### WHAT YOU ARE ASKED TO DO
Pictures do not belong in your copy. Repeat all the other data exactly.

+++

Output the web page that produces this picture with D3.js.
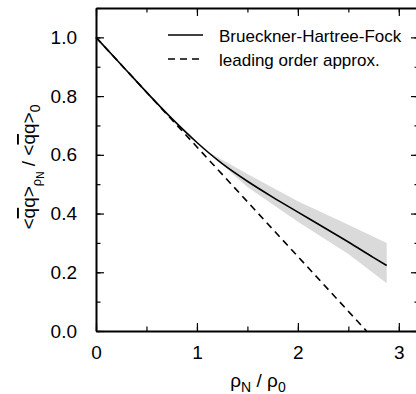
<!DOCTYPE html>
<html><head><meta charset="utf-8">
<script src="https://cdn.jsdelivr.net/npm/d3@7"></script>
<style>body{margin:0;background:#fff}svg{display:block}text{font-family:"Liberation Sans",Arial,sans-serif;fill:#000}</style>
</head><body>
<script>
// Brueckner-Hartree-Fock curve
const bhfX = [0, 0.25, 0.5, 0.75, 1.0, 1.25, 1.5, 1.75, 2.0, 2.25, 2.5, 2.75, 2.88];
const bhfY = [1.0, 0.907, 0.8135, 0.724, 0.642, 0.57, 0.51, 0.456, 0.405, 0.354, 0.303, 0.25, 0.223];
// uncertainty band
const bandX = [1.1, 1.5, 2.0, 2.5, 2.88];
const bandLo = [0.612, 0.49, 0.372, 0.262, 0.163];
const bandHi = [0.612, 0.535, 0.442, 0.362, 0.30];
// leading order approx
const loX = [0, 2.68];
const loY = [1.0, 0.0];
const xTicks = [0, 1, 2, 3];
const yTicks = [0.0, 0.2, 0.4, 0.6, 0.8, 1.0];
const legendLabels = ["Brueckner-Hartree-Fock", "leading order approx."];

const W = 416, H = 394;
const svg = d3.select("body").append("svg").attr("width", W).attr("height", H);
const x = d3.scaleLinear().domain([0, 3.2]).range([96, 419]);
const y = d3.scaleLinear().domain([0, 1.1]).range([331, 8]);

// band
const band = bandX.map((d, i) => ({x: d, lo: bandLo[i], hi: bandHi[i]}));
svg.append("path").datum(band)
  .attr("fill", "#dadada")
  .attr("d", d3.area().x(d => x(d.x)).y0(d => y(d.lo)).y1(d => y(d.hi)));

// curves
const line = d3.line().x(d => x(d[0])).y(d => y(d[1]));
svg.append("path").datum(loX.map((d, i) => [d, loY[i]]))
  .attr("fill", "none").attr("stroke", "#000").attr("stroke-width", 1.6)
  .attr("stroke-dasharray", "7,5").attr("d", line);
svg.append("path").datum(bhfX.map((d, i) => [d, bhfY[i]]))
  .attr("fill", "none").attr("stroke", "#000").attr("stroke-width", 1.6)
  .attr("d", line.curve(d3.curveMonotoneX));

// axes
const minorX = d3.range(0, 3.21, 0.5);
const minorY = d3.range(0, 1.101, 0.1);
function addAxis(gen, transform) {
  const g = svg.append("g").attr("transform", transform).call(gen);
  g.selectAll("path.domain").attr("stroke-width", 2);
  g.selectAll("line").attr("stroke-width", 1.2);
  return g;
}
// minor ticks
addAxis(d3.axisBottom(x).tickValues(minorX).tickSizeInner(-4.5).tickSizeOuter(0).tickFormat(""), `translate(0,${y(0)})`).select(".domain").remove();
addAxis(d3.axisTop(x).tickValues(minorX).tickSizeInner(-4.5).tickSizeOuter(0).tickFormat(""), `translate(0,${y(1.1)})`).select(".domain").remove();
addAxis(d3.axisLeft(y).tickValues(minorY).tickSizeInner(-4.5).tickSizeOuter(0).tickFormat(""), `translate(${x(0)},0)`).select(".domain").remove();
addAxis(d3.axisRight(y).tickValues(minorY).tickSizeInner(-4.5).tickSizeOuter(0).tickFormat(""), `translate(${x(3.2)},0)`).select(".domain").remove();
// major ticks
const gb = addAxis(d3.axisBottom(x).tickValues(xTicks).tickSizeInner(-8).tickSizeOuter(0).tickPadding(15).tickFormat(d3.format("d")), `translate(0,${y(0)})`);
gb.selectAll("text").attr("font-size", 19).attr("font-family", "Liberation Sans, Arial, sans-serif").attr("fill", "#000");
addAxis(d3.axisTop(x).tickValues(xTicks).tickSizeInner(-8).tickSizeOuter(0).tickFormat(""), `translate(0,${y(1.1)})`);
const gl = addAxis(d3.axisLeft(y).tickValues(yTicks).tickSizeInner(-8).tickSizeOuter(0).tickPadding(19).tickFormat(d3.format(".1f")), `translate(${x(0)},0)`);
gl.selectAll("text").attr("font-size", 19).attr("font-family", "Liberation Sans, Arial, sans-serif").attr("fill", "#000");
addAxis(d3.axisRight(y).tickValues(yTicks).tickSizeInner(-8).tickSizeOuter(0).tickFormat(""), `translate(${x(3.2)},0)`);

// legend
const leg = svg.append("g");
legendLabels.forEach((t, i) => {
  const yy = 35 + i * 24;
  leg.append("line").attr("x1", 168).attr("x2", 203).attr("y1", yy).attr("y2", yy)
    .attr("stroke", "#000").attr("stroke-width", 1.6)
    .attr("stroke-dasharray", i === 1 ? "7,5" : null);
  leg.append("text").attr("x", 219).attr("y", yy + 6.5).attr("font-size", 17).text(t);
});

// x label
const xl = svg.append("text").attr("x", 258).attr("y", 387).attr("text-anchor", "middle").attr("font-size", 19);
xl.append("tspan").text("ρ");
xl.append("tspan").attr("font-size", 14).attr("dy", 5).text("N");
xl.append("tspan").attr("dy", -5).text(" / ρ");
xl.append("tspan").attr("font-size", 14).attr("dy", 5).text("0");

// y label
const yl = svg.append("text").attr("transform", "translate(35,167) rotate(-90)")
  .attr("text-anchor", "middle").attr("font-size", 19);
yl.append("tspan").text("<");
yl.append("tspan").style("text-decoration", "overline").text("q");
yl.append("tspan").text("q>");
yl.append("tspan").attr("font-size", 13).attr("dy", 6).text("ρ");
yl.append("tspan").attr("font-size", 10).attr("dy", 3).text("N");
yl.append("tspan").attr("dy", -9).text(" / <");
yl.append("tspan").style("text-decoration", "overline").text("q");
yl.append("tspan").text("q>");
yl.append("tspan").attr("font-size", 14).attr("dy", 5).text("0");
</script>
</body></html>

+++

### RESPONSE TO THIS TASK
Output the web page that produces this picture with D3.js.
<!DOCTYPE html>
<html><head><meta charset="utf-8">
<script src="https://cdn.jsdelivr.net/npm/d3@7"></script>
<style>body{margin:0;background:#fff}svg{display:block}text{font-family:"Liberation Sans",Arial,sans-serif;fill:#000}</style>
</head><body>
<script>
// Brueckner-Hartree-Fock curve
const bhfX = [0, 0.25, 0.5, 0.75, 1.0, 1.25, 1.5, 1.75, 2.0, 2.25, 2.5, 2.75, 2.88];
const bhfY = [1.0, 0.907, 0.8135, 0.724, 0.642, 0.57, 0.51, 0.456, 0.405, 0.354, 0.303, 0.25, 0.223];
// uncertainty band
const bandX = [1.1, 1.5, 2.0, 2.5, 2.88];
const bandLo = [0.612, 0.49, 0.372, 0.262, 0.163];
const bandHi = [0.612, 0.535, 0.442, 0.362, 0.30];
// leading order approx
const loX = [0, 2.68];
const loY = [1.0, 0.0];
const xTicks = [0, 1, 2, 3];
const yTicks = [0.0, 0.2, 0.4, 0.6, 0.8, 1.0];
const legendLabels = ["Brueckner-Hartree-Fock", "leading order approx."];

const W = 416, H = 394;
const svg = d3.select("body").append("svg").attr("width", W).attr("height", H);
const x = d3.scaleLinear().domain([0, 3.2]).range([96, 419]);
const y = d3.scaleLinear().domain([0, 1.1]).range([331, 8]);

// band
const band = bandX.map((d, i) => ({x: d, lo: bandLo[i], hi: bandHi[i]}));
svg.append("path").datum(band)
  .attr("fill", "#dadada")
  .attr("d", d3.area().x(d => x(d.x)).y0(d => y(d.lo)).y1(d => y(d.hi)));

// curves
const line = d3.line().x(d => x(d[0])).y(d => y(d[1]));
svg.append("path").datum(loX.map((d, i) => [d, loY[i]]))
  .attr("fill", "none").attr("stroke", "#000").attr("stroke-width", 1.6)
  .attr("stroke-dasharray", "7,5").attr("d", line);
svg.append("path").datum(bhfX.map((d, i) => [d, bhfY[i]]))
  .attr("fill", "none").attr("stroke", "#000").attr("stroke-width", 1.6)
  .attr("d", line.curve(d3.curveMonotoneX));

// axes
const minorX = d3.range(0, 3.21, 0.5);
const minorY = d3.range(0, 1.101, 0.1);
function addAxis(gen, transform) {
  const g = svg.append("g").attr("transform", transform).call(gen);
  g.selectAll("path.domain").attr("stroke-width", 2);
  g.selectAll("line").attr("stroke-width", 1.2);
  return g;
}
// minor ticks
addAxis(d3.axisBottom(x).tickValues(minorX).tickSizeInner(-4.5).tickSizeOuter(0).tickFormat(""), `translate(0,${y(0)})`).select(".domain").remove();
addAxis(d3.axisTop(x).tickValues(minorX).tickSizeInner(-4.5).tickSizeOuter(0).tickFormat(""), `translate(0,${y(1.1)})`).select(".domain").remove();
addAxis(d3.axisLeft(y).tickValues(minorY).tickSizeInner(-4.5).tickSizeOuter(0).tickFormat(""), `translate(${x(0)},0)`).select(".domain").remove();
addAxis(d3.axisRight(y).tickValues(minorY).tickSizeInner(-4.5).tickSizeOuter(0).tickFormat(""), `translate(${x(3.2)},0)`).select(".domain").remove();
// major ticks
const gb = addAxis(d3.axisBottom(x).tickValues(xTicks).tickSizeInner(-8).tickSizeOuter(0).tickPadding(15).tickFormat(d3.format("d")), `translate(0,${y(0)})`);
gb.selectAll("text").attr("font-size", 19).attr("font-family", "Liberation Sans, Arial, sans-serif").attr("fill", "#000");
addAxis(d3.axisTop(x).tickValues(xTicks).tickSizeInner(-8).tickSizeOuter(0).tickFormat(""), `translate(0,${y(1.1)})`);
const gl = addAxis(d3.axisLeft(y).tickValues(yTicks).tickSizeInner(-8).tickSizeOuter(0).tickPadding(19).tickFormat(d3.format(".1f")), `translate(${x(0)},0)`);
gl.selectAll("text").attr("font-size", 19).attr("font-family", "Liberation Sans, Arial, sans-serif").attr("fill", "#000");
addAxis(d3.axisRight(y).tickValues(yTicks).tickSizeInner(-8).tickSizeOuter(0).tickFormat(""), `translate(${x(3.2)},0)`);

// legend
const leg = svg.append("g");
legendLabels.forEach((t, i) => {
  const yy = 35 + i * 24;
  leg.append("line").attr("x1", 168).attr("x2", 203).attr("y1", yy).attr("y2", yy)
    .attr("stroke", "#000").attr("stroke-width", 1.6)
    .attr("stroke-dasharray", i === 1 ? "7,5" : null);
  leg.append("text").attr("x", 219).attr("y", yy + 6.5).attr("font-size", 17).text(t);
});

// x label
const xl = svg.append("text").attr("x", 258).attr("y", 387).attr("text-anchor", "middle").attr("font-size", 19);
xl.append("tspan").text("ρ");
xl.append("tspan").attr("font-size", 14).attr("dy", 5).text("N");
xl.append("tspan").attr("dy", -5).text(" / ρ");
xl.append("tspan").attr("font-size", 14).attr("dy", 5).text("0");

// y label
const yl = svg.append("text").attr("transform", "translate(35,167) rotate(-90)")
  .attr("text-anchor", "middle").attr("font-size", 19);
yl.append("tspan").text("<");
yl.append("tspan").style("text-decoration", "overline").text("q");
yl.append("tspan").text("q>");
yl.append("tspan").attr("font-size", 13).attr("dy", 6).text("ρ");
yl.append("tspan").attr("font-size", 10).attr("dy", 3).text("N");
yl.append("tspan").attr("dy", -9).text(" / <");
yl.append("tspan").style("text-decoration", "overline").text("q");
yl.append("tspan").text("q>");
yl.append("tspan").attr("font-size", 14).attr("dy", 5).text("0");
</script>
</body></html>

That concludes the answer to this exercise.